======== Source material

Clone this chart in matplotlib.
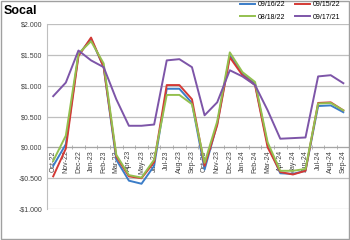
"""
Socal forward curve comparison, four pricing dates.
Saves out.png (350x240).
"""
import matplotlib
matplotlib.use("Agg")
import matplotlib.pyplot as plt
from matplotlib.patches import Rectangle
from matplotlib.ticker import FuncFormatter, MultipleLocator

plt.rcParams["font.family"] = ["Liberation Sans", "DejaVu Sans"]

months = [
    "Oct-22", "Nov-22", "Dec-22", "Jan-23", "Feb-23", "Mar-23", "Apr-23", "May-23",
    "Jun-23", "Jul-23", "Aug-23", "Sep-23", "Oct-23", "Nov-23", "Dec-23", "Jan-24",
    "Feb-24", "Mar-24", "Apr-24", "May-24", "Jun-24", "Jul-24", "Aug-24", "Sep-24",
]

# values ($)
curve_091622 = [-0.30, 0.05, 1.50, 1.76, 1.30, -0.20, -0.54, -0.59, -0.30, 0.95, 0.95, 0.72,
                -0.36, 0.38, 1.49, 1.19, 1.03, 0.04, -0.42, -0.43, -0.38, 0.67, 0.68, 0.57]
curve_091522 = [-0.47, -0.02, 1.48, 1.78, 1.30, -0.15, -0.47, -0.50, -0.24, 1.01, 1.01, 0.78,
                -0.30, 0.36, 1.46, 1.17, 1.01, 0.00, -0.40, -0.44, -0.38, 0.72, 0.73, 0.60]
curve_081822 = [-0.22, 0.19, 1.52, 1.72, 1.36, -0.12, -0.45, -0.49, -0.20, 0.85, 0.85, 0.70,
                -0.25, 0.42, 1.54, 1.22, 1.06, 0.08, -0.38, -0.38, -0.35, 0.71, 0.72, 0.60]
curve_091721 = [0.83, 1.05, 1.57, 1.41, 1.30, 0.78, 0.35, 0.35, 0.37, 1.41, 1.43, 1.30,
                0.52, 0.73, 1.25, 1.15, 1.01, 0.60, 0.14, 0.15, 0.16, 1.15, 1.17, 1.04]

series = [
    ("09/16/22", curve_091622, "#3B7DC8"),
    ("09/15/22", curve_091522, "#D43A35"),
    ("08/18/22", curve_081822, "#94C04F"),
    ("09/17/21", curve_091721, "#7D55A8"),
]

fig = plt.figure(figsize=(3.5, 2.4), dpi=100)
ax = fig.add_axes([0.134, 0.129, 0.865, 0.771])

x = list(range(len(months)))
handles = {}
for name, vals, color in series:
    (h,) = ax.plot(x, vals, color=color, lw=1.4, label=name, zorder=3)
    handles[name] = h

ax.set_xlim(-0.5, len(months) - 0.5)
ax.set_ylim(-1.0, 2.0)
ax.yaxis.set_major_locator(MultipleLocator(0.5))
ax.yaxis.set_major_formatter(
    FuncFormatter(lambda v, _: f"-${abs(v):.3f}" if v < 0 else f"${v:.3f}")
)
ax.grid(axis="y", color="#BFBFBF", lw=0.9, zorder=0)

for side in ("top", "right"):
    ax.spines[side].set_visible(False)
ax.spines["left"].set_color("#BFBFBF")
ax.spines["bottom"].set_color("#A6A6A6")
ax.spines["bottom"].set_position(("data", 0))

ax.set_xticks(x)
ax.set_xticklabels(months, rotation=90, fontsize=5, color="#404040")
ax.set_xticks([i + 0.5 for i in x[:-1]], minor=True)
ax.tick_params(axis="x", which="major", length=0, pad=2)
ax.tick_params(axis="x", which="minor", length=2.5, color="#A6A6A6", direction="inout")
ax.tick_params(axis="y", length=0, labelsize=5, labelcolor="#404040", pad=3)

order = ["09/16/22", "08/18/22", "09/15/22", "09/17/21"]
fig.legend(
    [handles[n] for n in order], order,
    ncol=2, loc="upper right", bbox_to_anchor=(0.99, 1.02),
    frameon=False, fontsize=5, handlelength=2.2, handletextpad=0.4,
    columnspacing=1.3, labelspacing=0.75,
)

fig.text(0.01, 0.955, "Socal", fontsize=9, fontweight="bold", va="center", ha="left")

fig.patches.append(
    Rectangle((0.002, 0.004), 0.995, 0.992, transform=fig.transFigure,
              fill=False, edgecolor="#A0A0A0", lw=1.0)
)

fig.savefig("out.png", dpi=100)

================

### Aim of the exercise
Copy all the lines of data exactly as they appear, dropping any images.

### Output below
Clone this chart in matplotlib.
"""
Socal forward curve comparison, four pricing dates.
Saves out.png (350x240).
"""
import matplotlib
matplotlib.use("Agg")
import matplotlib.pyplot as plt
from matplotlib.patches import Rectangle
from matplotlib.ticker import FuncFormatter, MultipleLocator

plt.rcParams["font.family"] = ["Liberation Sans", "DejaVu Sans"]

months = [
    "Oct-22", "Nov-22", "Dec-22", "Jan-23", "Feb-23", "Mar-23", "Apr-23", "May-23",
    "Jun-23", "Jul-23", "Aug-23", "Sep-23", "Oct-23", "Nov-23", "Dec-23", "Jan-24",
    "Feb-24", "Mar-24", "Apr-24", "May-24", "Jun-24", "Jul-24", "Aug-24", "Sep-24",
]

# values ($)
curve_091622 = [-0.30, 0.05, 1.50, 1.76, 1.30, -0.20, -0.54, -0.59, -0.30, 0.95, 0.95, 0.72,
                -0.36, 0.38, 1.49, 1.19, 1.03, 0.04, -0.42, -0.43, -0.38, 0.67, 0.68, 0.57]
curve_091522 = [-0.47, -0.02, 1.48, 1.78, 1.30, -0.15, -0.47, -0.50, -0.24, 1.01, 1.01, 0.78,
                -0.30, 0.36, 1.46, 1.17, 1.01, 0.00, -0.40, -0.44, -0.38, 0.72, 0.73, 0.60]
curve_081822 = [-0.22, 0.19, 1.52, 1.72, 1.36, -0.12, -0.45, -0.49, -0.20, 0.85, 0.85, 0.70,
                -0.25, 0.42, 1.54, 1.22, 1.06, 0.08, -0.38, -0.38, -0.35, 0.71, 0.72, 0.60]
curve_091721 = [0.83, 1.05, 1.57, 1.41, 1.30, 0.78, 0.35, 0.35, 0.37, 1.41, 1.43, 1.30,
                0.52, 0.73, 1.25, 1.15, 1.01, 0.60, 0.14, 0.15, 0.16, 1.15, 1.17, 1.04]

series = [
    ("09/16/22", curve_091622, "#3B7DC8"),
    ("09/15/22", curve_091522, "#D43A35"),
    ("08/18/22", curve_081822, "#94C04F"),
    ("09/17/21", curve_091721, "#7D55A8"),
]

fig = plt.figure(figsize=(3.5, 2.4), dpi=100)
ax = fig.add_axes([0.134, 0.129, 0.865, 0.771])

x = list(range(len(months)))
handles = {}
for name, vals, color in series:
    (h,) = ax.plot(x, vals, color=color, lw=1.4, label=name, zorder=3)
    handles[name] = h

ax.set_xlim(-0.5, len(months) - 0.5)
ax.set_ylim(-1.0, 2.0)
ax.yaxis.set_major_locator(MultipleLocator(0.5))
ax.yaxis.set_major_formatter(
    FuncFormatter(lambda v, _: f"-${abs(v):.3f}" if v < 0 else f"${v:.3f}")
)
ax.grid(axis="y", color="#BFBFBF", lw=0.9, zorder=0)

for side in ("top", "right"):
    ax.spines[side].set_visible(False)
ax.spines["left"].set_color("#BFBFBF")
ax.spines["bottom"].set_color("#A6A6A6")
ax.spines["bottom"].set_position(("data", 0))

ax.set_xticks(x)
ax.set_xticklabels(months, rotation=90, fontsize=5, color="#404040")
ax.set_xticks([i + 0.5 for i in x[:-1]], minor=True)
ax.tick_params(axis="x", which="major", length=0, pad=2)
ax.tick_params(axis="x", which="minor", length=2.5, color="#A6A6A6", direction="inout")
ax.tick_params(axis="y", length=0, labelsize=5, labelcolor="#404040", pad=3)

order = ["09/16/22", "08/18/22", "09/15/22", "09/17/21"]
fig.legend(
    [handles[n] for n in order], order,
    ncol=2, loc="upper right", bbox_to_anchor=(0.99, 1.02),
    frameon=False, fontsize=5, handlelength=2.2, handletextpad=0.4,
    columnspacing=1.3, labelspacing=0.75,
)

fig.text(0.01, 0.955, "Socal", fontsize=9, fontweight="bold", va="center", ha="left")

fig.patches.append(
    Rectangle((0.002, 0.004), 0.995, 0.992, transform=fig.transFigure,
              fill=False, edgecolor="#A0A0A0", lw=1.0)
)

fig.savefig("out.png", dpi=100)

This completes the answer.